BPM and Business Process Automation: The combination of AI and business process management creates opportunities for Infosys BPM to offer higher-value intelligent automation services that generate recurring revenue with better margins than traditional body-shop outsourcing.

Threats

Competition from TCS, Accenture, and Global Giants: Accenture’s scale, global consulting presence, and aggressive AI investment — combined with TCS’s client relationship depth and Cognizant’s competitive pricing — create intense competition for the same large enterprise technology contracts. Differentiation at the premium end requires continuous innovation investment that maintains cost pressure.

Technology Disruption Commoditising Traditional Services: AI-driven code generation, automated testing, and intelligent application maintenance tools are progressively automating work that previously required large human teams — the core economic model of Indian IT outsourcing. Infosys must transition from labour arbitrage to intellectual property and solution value before automation eliminates the margin basis of traditional services.

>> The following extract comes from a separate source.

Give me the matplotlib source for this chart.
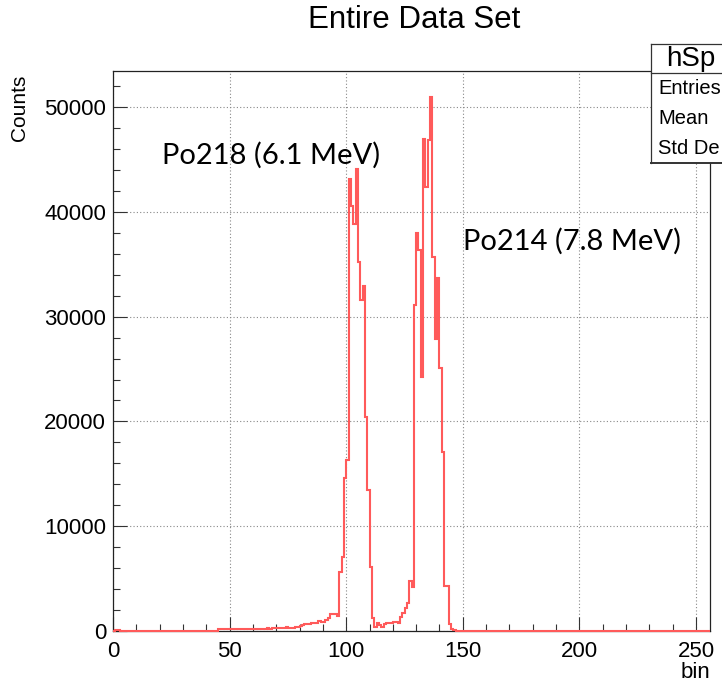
import matplotlib
matplotlib.use("Agg")
import matplotlib.pyplot as plt
import numpy as np
from matplotlib.patches import Rectangle
from matplotlib.lines import Line2D

# ---------------- data ----------------
bin_lo, bin_hi = 0, 256
counts_000_049 = [40, 60, 50, 40, 30, 0, 40, 0, 30, 0,
                  30, 0, 40, 30, 0, 30, 0, 0, 40, 30,
                  0, 30, 40, 0, 30, 0, 30, 0, 0, 30,
                  40, 30, 0, 0, 0, 0, 0, 0, 0, 0,
                  0, 0, 0, 0, 0, 150, 180, 160, 170, 150]
counts_050_099 = [180, 200, 170, 190, 210, 180, 200, 190, 170, 200,
                  190, 210, 200, 180, 220, 200, 250, 230, 270, 240,
                  260, 250, 320, 300, 340, 310, 330, 320, 410, 400,
                  430, 540, 670, 650, 690, 730, 720, 740, 980, 900,
                  890, 1050, 1210, 1590, 1600, 1580, 1430, 5660, 7060, 14600]
counts_100_149 = [16300, 43100, 40550, 38800, 44100, 35240, 31600, 32900, 20450, 13450,
                  6080, 1270, 410, 730, 570, 410, 670, 800, 800, 800,
                  890, 890, 800, 1370, 1690, 2170, 2700, 4750, 4170, 31100,
                  37950, 36350, 24200, 46950, 42400, 46850, 50930, 35700, 27900, 33650,
                  25100, 17100, 4300, 4300, 670, 150, 60, 30, 0, 0]
counts_150_199 = [0, 0, 0, 0, 0, 0, 0, 0, 0, 0,
                  0, 30, 30, 30, 0, 0, 0, 30, 30, 0,
                  0, 0, 0, 0, 0, 30, 30, 30, 0, 30,
                  30, 20, 30, 40, 30, 30, 20, 30, 30, 40,
                  30, 30, 20, 30, 30, 30, 40, 30, 20, 30]
counts_200_255 = [30, 30, 40, 30, 20, 30, 30, 30, 40, 30,
                  20, 30, 30, 30, 40, 30, 30, 20, 30, 30,
                  30, 40, 30, 30, 20, 30, 30, 30, 40, 30,
                  30, 20, 30, 30, 30, 40, 30, 30, 20, 30,
                  30, 30, 40, 30, 30, 20, 30, 30, 30, 40,
                  30, 30, 20, 30, 30, 30]

x_ticks = [0, 50, 100, 150, 200, 250]
y_ticks = [0, 10000, 20000, 30000, 40000, 50000]
title = "Entire Data Set"
x_label = "bin"
y_label = "Counts"
peak_labels = ["Po218 (6.1 MeV)", "Po214 (7.8 MeV)"]
stats_title = "hSp"
stats_rows = ["Entries", "Mean", "Std De"]

counts = np.array(counts_000_049 + counts_050_099 + counts_100_149
                  + counts_150_199 + counts_200_255, dtype=float)
edges = np.linspace(bin_lo, bin_hi, len(counts) + 1)

# ---------------- figure ----------------
W, H = 722, 685
DPI = 100
plt.rcParams['font.family'] = ['Liberation Sans', 'DejaVu Sans']
fig = plt.figure(figsize=(W / DPI, H / DPI), dpi=DPI)
fig.patch.set_facecolor('white')

def fx(x):
    return x / W

def fy(y):
    return 1 - y / H

ax_l, ax_r, ax_t, ax_b = 113, 710, 70.7, 631
ax = fig.add_axes([fx(ax_l), fy(ax_b), (ax_r - ax_l) / W, (ax_b - ax_t) / H])

ax.stairs(counts, edges, color='#ff5a5a', lw=1.5, baseline=None,
          zorder=3, clip_on=False)

ax.set_xlim(bin_lo, bin_hi)
ax.set_ylim(0, max(counts) * 1.05)

ax.set_xticks(x_ticks)
ax.set_xticklabels([str(t) for t in x_ticks])
ax.set_yticks(y_ticks)
ax.set_yticklabels([str(t) for t in y_ticks])
ax.set_xticks(np.arange(bin_lo, bin_hi + 1, 10), minor=True)
ax.set_yticks(np.arange(0, max(counts) * 1.05, 2000), minor=True)

ax.tick_params(which='major', direction='in', length=10, width=0.8,
               labelsize=16, pad=5, color='#333333')
ax.tick_params(which='minor', direction='in', length=5, width=0.8,
               color='#333333')
ax.tick_params(axis='x', pad=7)
ax.grid(True, which='major', linestyle=(0, (1, 2)), color='#888888', lw=0.8)
ax.set_axisbelow(True)
for s in ax.spines.values():
    s.set_linewidth(0.9)
    s.set_color('#222222')

# axis titles
fig.text(fx(19), fy(75), y_label, rotation=90, ha='center', va='top', fontsize=15)
fig.text(fx(710), fy(672), x_label, ha='right', va='center', fontsize=16)

# title
fig.text(fx(414), fy(20), title, ha='center', va='center', fontsize=22.5)

# peak annotations
fig.text(fx(162), fy(155), peak_labels[0], ha='left', va='center',
         fontsize=21, family=['Lato', 'DejaVu Sans'])
fig.text(fx(463), fy(241), peak_labels[1], ha='left', va='center',
         fontsize=21, family=['Lato', 'DejaVu Sans'])

# stats box (extends past the right edge of the picture)
box_l, box_t, box_b, box_div = 651, 44, 163, 73
fig.patches.append(Rectangle((fx(box_l), fy(box_b)), 1.0 - fx(box_l),
                             fy(box_t) - fy(box_b), transform=fig.transFigure,
                             facecolor='white', edgecolor='none', zorder=5))
for (xa, ya, xb, yb, lw) in [(box_l, box_t, W, box_t, 0.9),
                             (box_l, box_div, W, box_div, 0.9),
                             (box_l, box_b, W, box_b, 1.4),
                             (box_l, box_t, box_l, box_b, 0.9)]:
    fig.lines.append(Line2D([fx(xa), fx(xb)], [fy(ya), fy(yb)],
                            transform=fig.transFigure, color='#333333', lw=lw,
                            zorder=6))
fig.text(fx(666), fy(58.5), stats_title, ha='left', va='center', fontsize=20,
         zorder=7)
for i, row in enumerate(stats_rows):
    fig.text(fx(658), fy(88 + i * 30.5), row, ha='left', va='center',
             fontsize=14.5, zorder=7)

fig.savefig('out.png', dpi=DPI)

US Immigration and Protectionism: Visa restrictions, local hiring mandates, and protectionist technology procurement policies in the US and Europe increase the cost and complexity of client-facing delivery model maintenance without proportional revenue compensation.

Conclusion

Infosys’s SWOT profile describes a technology company that has successfully reinvented itself once — from traditional outsourcing to digital services — and is in the early stages of a second reinvention toward AI-led services. Its governance reputation, innovation investment, and founder heritage create genuine differentiation. The AI opportunity is real and immediate. Whether Infosys can lead the next technology services wave rather than follow it will determine whether its premium brand positioning translates into premium financial performance across the decade ahead.